Take First Things First
We have seen that hiding feelings is not effective. We've seen that feelings which remain hidden manage in some way to come out in uncontrolled and often in unhealthy, destructive and inappropriate acts.
To avoid the acts by which a teenager is apt to hurt himself and others, it is necessary for him to have the courage to accept his own feelings at the same time maintaining his self-regard. This you need to help him do. And this you can accomplish by letting him know that you accept his feelings--his "good" feelings and his so-called "bad" feelings--and that you think no less of him.
How important acceptance is, you yourself can testify if you stop to think.
When you have certain feelings and they're not understood, you feel disappointed and disapproved of. Your sense of intimacy and contact are broken.
"You're lucky that your child's accident wasn't worse!" This is mighty poor comfort when you've been worried over whether or not he would regain full motion in his fractured knee.
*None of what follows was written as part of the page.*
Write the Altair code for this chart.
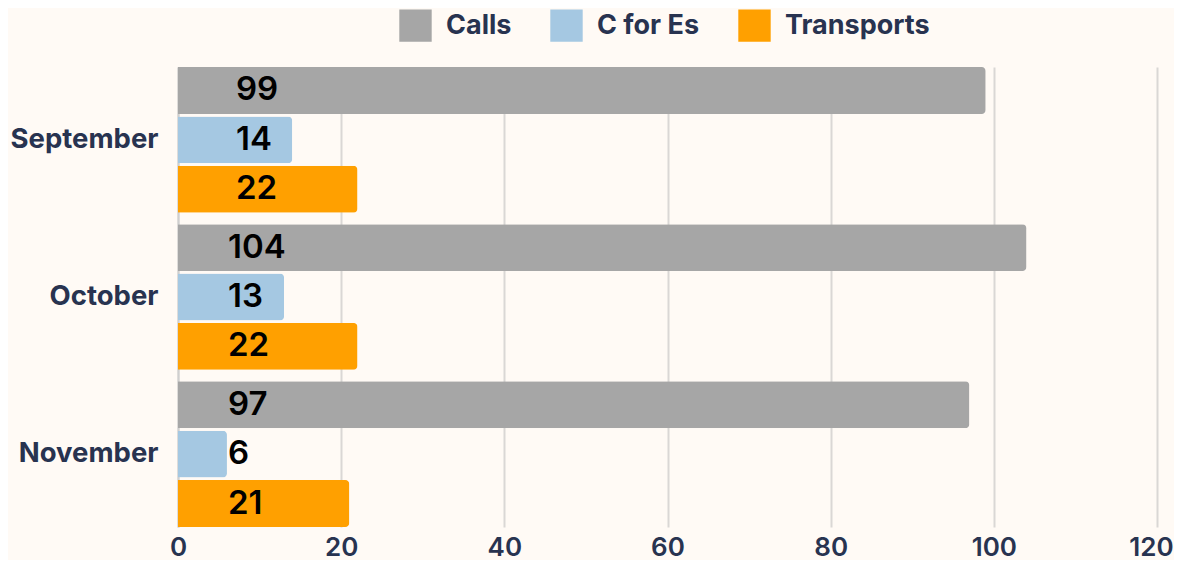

"It doesn't matter a bit that your cake fell; you'll do better next time!" This brings slim consolation. You care about this time; not next.
"You don't have to worry about that exam, Son. You know your stuff!" But this, too, does not help. It may instead estrange the son. He is worried and it's his worry that he wants you to understand.
Blond Ann looks up, her eyes blazing. "That mother of mine! She's got no more sense in her head than a flea. I tell her I'm in love with Tom and she says, 'You'll get over it. You're only sixteen.' . . . As if my feelings didn't count simply because I'm two years underage. She makes me furious. I'd like to strike her dead. She doesn't understand me at all."
Young Pete, too, is angry. "You know what my dad said when I told him the other fellow got the job I'd been angling for? He said, 'Be sensible, Pete. There's no need for you to feel sore. Your boss never told you, did he, that he was going to give you that job?' Well, granted he hadn't. But it didn't make me feel any better to have my dad rub it in."
What Pete craved at the moment was not the sane, reasoning approach to disappointment. Nor was it a cheering-him-up kind of pity either that he craved. For this often carries a strange flat flavor.
"Don't feel bad, darling, that you lost your kitten! We'll get you another one tomorrow!" This cheers and consoles but it also directs the person away from his troubled feelings. And so it very subtly says, "You have no right to feel as you do."
"Don't worry, dear, over the operation. It isn't serious. Everything will be all right. It's done every day." Again the cheering on is present. But again the true feelings are told to disappear.
If someone implies that you should feel differently or tells you that you should not feel what you do feel, it doesn't make your feelings leave. The sense of disappointment or fear or chagrin or excitement is still in you. You can be told a dozen times, "Calm yourself now. Be steady!" But if you're not calm, such cautioning is obviously in vain.